What is required: Take the lines of the data below from the very first through the line containing "const GRID_GREY = '#8a8a8a';" and output them exactly, pictures excluded.

Data block:
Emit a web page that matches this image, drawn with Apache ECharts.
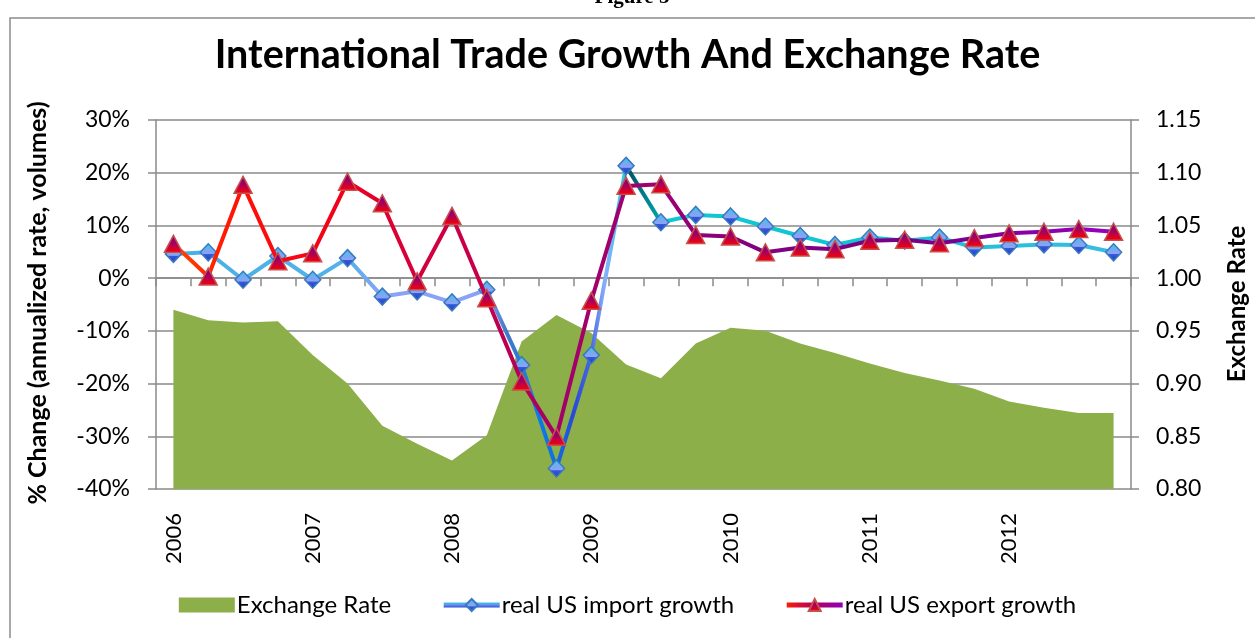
<!DOCTYPE html>
<html>
<head>
<meta charset="utf-8">
<title>International Trade Growth And Exchange Rate</title>
<script src="https://cdn.jsdelivr.net/npm/echarts@6/dist/echarts.min.js"></script>
<style>
  html, body { margin: 0; padding: 0; background: #ffffff; }
  #chart { width: 1255px; height: 638px; }
</style>
</head>
<body>
<div id="chart"></div>
<script>
// quarterly observations, 2006 Q1 .. 2012 Q4
const quarters = [
  '2006Q1', '2006Q2', '2006Q3', '2006Q4',
  '2007Q1', '2007Q2', '2007Q3', '2007Q4',
  '2008Q1', '2008Q2', '2008Q3', '2008Q4',
  '2009Q1', '2009Q2', '2009Q3', '2009Q4',
  '2010Q1', '2010Q2', '2010Q3', '2010Q4',
  '2011Q1', '2011Q2', '2011Q3', '2011Q4',
  '2012Q1', '2012Q2', '2012Q3', '2012Q4',
];

// % change, annualized
const importGrowth = [
  4.6, 4.9, -0.3, 4.2, -0.3, 3.8, -3.5, -2.5,
  -4.6, -2.2, -16.5, -36.1, -14.6, 21.3, 10.6, 12.0,
  11.7, 9.8, 8.0, 6.3, 7.7, 7.1, 7.7, 5.8,
  6.1, 6.4, 6.3, 4.9,
];

const exportGrowth = [
  6.5, 0.3, 17.7, 3.2, 4.7, 18.3, 14.2, -0.6,
  11.8, -3.8, -19.6, -30.1, -4.3, 17.5, 17.8, 8.2,
  7.9, 4.9, 5.8, 5.5, 7.1, 7.3, 6.6, 7.6,
  8.5, 8.8, 9.3, 8.8,
];

const exchangeRate = [
  0.970, 0.960, 0.958, 0.959, 0.927, 0.900, 0.860, 0.843,
  0.827, 0.851, 0.940, 0.965, 0.948, 0.918, 0.905, 0.938,
  0.953, 0.950, 0.938, 0.929, 0.919, 0.910, 0.903, 0.895,
  0.883, 0.877, 0.872, 0.872,
];

const growthTicks = { min: -40, max: 30, step: 10 };
const rateTicks = { min: 0.8, max: 1.15, step: 0.05 };

const FONT = 'Lato, "Open Sans", sans-serif';
const GRID_GREY = '#8a8a8a';

// line colours change along the series, like the original workbook
function alongLine(stops) {
  const last = quarters.length - 1;
  return new echarts.graphic.LinearGradient(0, 0, 1, 0,
    stops.map(([i, color]) => ({ offset: i / last, color })));
}

const importLine = alongLine([
  [0, '#4AAFE6'], [5, '#52B2EA'], [6, '#86A4F4'], [9, '#8AA2F6'],
  [9.6, '#3F79C2'], [10, '#2A7CD8'], [10.5, '#0A7AE8'], [11, '#1070E0'],
  [11.5, '#2A48D8'], [12, '#4868E0'], [12.4, '#88B0FA'], [12.95, '#30C8EA'],
  [13.02, '#005060'], [14, '#00A8B0'], [14.05, '#10C8D0'], [19, '#10C4D4'],
  [27, '#38BCE2'],
]);

const exportLine = alongLine([
  [0, '#FF4A00'], [1, '#FF2800'], [2, '#FF1008'], [5, '#F0001C'],
  [6, '#E00030'], [8, '#CC0044'], [9, '#C4004C'], [11, '#A40068'],
  [14, '#A00070'], [15, '#900078'], [17, '#800080'], [22, '#780088'],
  [27, '#9A00C4'],
]);

const importKey = new echarts.graphic.LinearGradient(0, 0, 0, 1, [
  { offset: 0, color: '#30C8E0' }, { offset: 0.5, color: '#6C8CF0' }, { offset: 1, color: '#2A50D0' },
]);

const exportKey = new echarts.graphic.LinearGradient(0, 0, 1, 0, [
  { offset: 0, color: '#FF2000' }, { offset: 0.5, color: '#B00060' }, { offset: 1, color: '#8C00C0' },
]);

const diamondFill = new echarts.graphic.LinearGradient(0, 0, 0, 1, [
  { offset: 0, color: '#28D0E4' },
  { offset: 0.42, color: '#7FA6F2' },
  { offset: 0.58, color: '#8AA4F6' },
  { offset: 0.62, color: '#3458D8' },
  { offset: 1, color: '#1E40C0' },
]);

const triangleFill = new echarts.graphic.LinearGradient(0, 0, 0, 1, [
  { offset: 0, color: '#70008C' },
  { offset: 0.5, color: '#A8005C' },
  { offset: 1, color: '#FF0000' },
]);

const chart = echarts.init(document.getElementById('chart'), null, { renderer: 'canvas' });

const opts = {
  backgroundColor: '#ffffff',
  animation: false,
  textStyle: { fontFamily: FONT },
  title: {
    text: 'International Trade Growth And Exchange Rate',
    left: 'center',
    top: 30,
    textStyle: { fontFamily: FONT, fontSize: 39.5, fontWeight: 'bold', color: '#000' },
  },
  graphic: [
    {
      type: 'rect',
      shape: { x: 10, y: 18, width: 1270, height: 650 },
      style: { fill: 'none', stroke: '#8c8c8c', lineWidth: 1.5 },
      silent: true,
    },
    {
      type: 'text',
      x: 632, y: 8,
      style: {
        text: 'Figure 5', font: 'bold 21px "Liberation Serif"', fill: '#000',
        textAlign: 'center', textVerticalAlign: 'bottom',
      },
      silent: true,
    },
    {
      type: 'text',
      x: 38, y: 303, rotation: Math.PI / 2,
      style: {
        text: '% Change (annualized rate, volumes)', font: 'bold 25px ' + FONT, fill: '#000',
        textAlign: 'center', textVerticalAlign: 'middle',
      },
      silent: true,
    },
    {
      type: 'text',
      x: 1237, y: 304, rotation: Math.PI / 2,
      style: {
        text: 'Exchange Rate', font: 'bold 24px ' + FONT, fill: '#000',
        textAlign: 'center', textVerticalAlign: 'middle',
      },
      silent: true,
    },
  ],
  legend: {
    left: 'center',
    top: 588,
    itemWidth: 56,
    itemHeight: 15,
    itemGap: 50,
    textStyle: { fontFamily: FONT, fontSize: 24, color: '#000', padding: [0, 0, 0, -3] },
    data: [
      { name: 'Exchange Rate', icon: 'rect' },
      { name: 'real US import growth', lineStyle: { width: 5, color: importKey } },
      { name: 'real US export growth', lineStyle: { width: 5, color: exportKey } },
    ],
  },
  grid: { left: 156, right: 124, top: 120, bottom: 149 },
  xAxis: [
    {
      type: 'category',
      data: quarters,
      boundaryGap: true,
      axisLine: { onZero: true, lineStyle: { color: GRID_GREY, width: 1.5 } },
      axisTick: { show: true, length: 8, interval: 0, lineStyle: { color: GRID_GREY, width: 1.5 } },
      axisLabel: { show: false },
      splitLine: { show: false },
    },
    {
      type: 'category',
      data: quarters,
      position: 'bottom',
      boundaryGap: true,
      axisLine: { show: false, onZero: false },
      axisTick: { show: false },
      axisLabel: {
        interval: 3,
        rotate: 90,
        margin: 24,
        fontFamily: FONT,
        fontSize: 22,
        color: '#000',
        formatter: (v) => v.slice(0, 4),
      },
    },
  ],
  yAxis: [
    {
      type: 'value',
      min: growthTicks.min,
      max: growthTicks.max,
      interval: growthTicks.step,
      axisLine: { show: true, lineStyle: { color: GRID_GREY, width: 1.5 } },
      axisTick: { show: true, length: 8, lineStyle: { color: GRID_GREY, width: 1.5 } },
      axisLabel: { formatter: '{value}%', fontFamily: FONT, fontSize: 23, color: '#000', margin: 26 },
      splitLine: { show: true, lineStyle: { color: GRID_GREY, width: 1.5 } },
    },
    {
      type: 'value',
      position: 'right',
      min: rateTicks.min,
      max: rateTicks.max,
      interval: rateTicks.step,
      axisLine: { show: true, lineStyle: { color: GRID_GREY, width: 1.5 } },
      axisTick: { show: true, length: 8, lineStyle: { color: GRID_GREY, width: 1.5 } },
      axisLabel: { formatter: (v) => v.toFixed(2), fontFamily: FONT, fontSize: 23, color: '#000', margin: 25 },
      splitLine: { show: false },
    },
  ],
  series: [
    {
      name: 'Exchange Rate',
      type: 'line',
      xAxisIndex: 0,
      yAxisIndex: 1,
      data: exchangeRate,
      showSymbol: false,
      symbol: 'none',
      lineStyle: { width: 0, color: '#8CAF4A' },
      itemStyle: { color: '#8CAF4A' },
      areaStyle: { color: '#8CAF4A', opacity: 1, origin: 'start' },
      z: 1,
    },
    {
      name: 'real US import growth',
      type: 'line',
      xAxisIndex: 0,
      yAxisIndex: 0,
      data: importGrowth,
      symbol: 'diamond',
      symbolSize: [16, 17],
      lineStyle: { width: 4, color: importLine },
      itemStyle: { color: diamondFill, borderColor: '#3C78C0', borderWidth: 1.5 },
      z: 3,
    },
    {
      name: 'real US export growth',
      type: 'line',
      xAxisIndex: 0,
      yAxisIndex: 0,
      data: exportGrowth,
      symbol: 'triangle',
      symbolSize: [18, 17],
      lineStyle: { width: 4, color: exportLine },
      itemStyle: { color: triangleFill, borderColor: '#C8504C', borderWidth: 1.5 },
      z: 4,
    },
  ],
};

chart.setOption(opts);
</script>
</body>
</html>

Worked solution:
Emit a web page that matches this image, drawn with Apache ECharts.
<!DOCTYPE html>
<html>
<head>
<meta charset="utf-8">
<title>International Trade Growth And Exchange Rate</title>
<script src="https://cdn.jsdelivr.net/npm/echarts@6/dist/echarts.min.js"></script>
<style>
  html, body { margin: 0; padding: 0; background: #ffffff; }
  #chart { width: 1255px; height: 638px; }
</style>
</head>
<body>
<div id="chart"></div>
<script>
// quarterly observations, 2006 Q1 .. 2012 Q4
const quarters = [
  '2006Q1', '2006Q2', '2006Q3', '2006Q4',
  '2007Q1', '2007Q2', '2007Q3', '2007Q4',
  '2008Q1', '2008Q2', '2008Q3', '2008Q4',
  '2009Q1', '2009Q2', '2009Q3', '2009Q4',
  '2010Q1', '2010Q2', '2010Q3', '2010Q4',
  '2011Q1', '2011Q2', '2011Q3', '2011Q4',
  '2012Q1', '2012Q2', '2012Q3', '2012Q4',
];

// % change, annualized
const importGrowth = [
  4.6, 4.9, -0.3, 4.2, -0.3, 3.8, -3.5, -2.5,
  -4.6, -2.2, -16.5, -36.1, -14.6, 21.3, 10.6, 12.0,
  11.7, 9.8, 8.0, 6.3, 7.7, 7.1, 7.7, 5.8,
  6.1, 6.4, 6.3, 4.9,
];

const exportGrowth = [
  6.5, 0.3, 17.7, 3.2, 4.7, 18.3, 14.2, -0.6,
  11.8, -3.8, -19.6, -30.1, -4.3, 17.5, 17.8, 8.2,
  7.9, 4.9, 5.8, 5.5, 7.1, 7.3, 6.6, 7.6,
  8.5, 8.8, 9.3, 8.8,
];

const exchangeRate = [
  0.970, 0.960, 0.958, 0.959, 0.927, 0.900, 0.860, 0.843,
  0.827, 0.851, 0.940, 0.965, 0.948, 0.918, 0.905, 0.938,
  0.953, 0.950, 0.938, 0.929, 0.919, 0.910, 0.903, 0.895,
  0.883, 0.877, 0.872, 0.872,
];

const growthTicks = { min: -40, max: 30, step: 10 };
const rateTicks = { min: 0.8, max: 1.15, step: 0.05 };

const FONT = 'Lato, "Open Sans", sans-serif';
const GRID_GREY = '#8a8a8a';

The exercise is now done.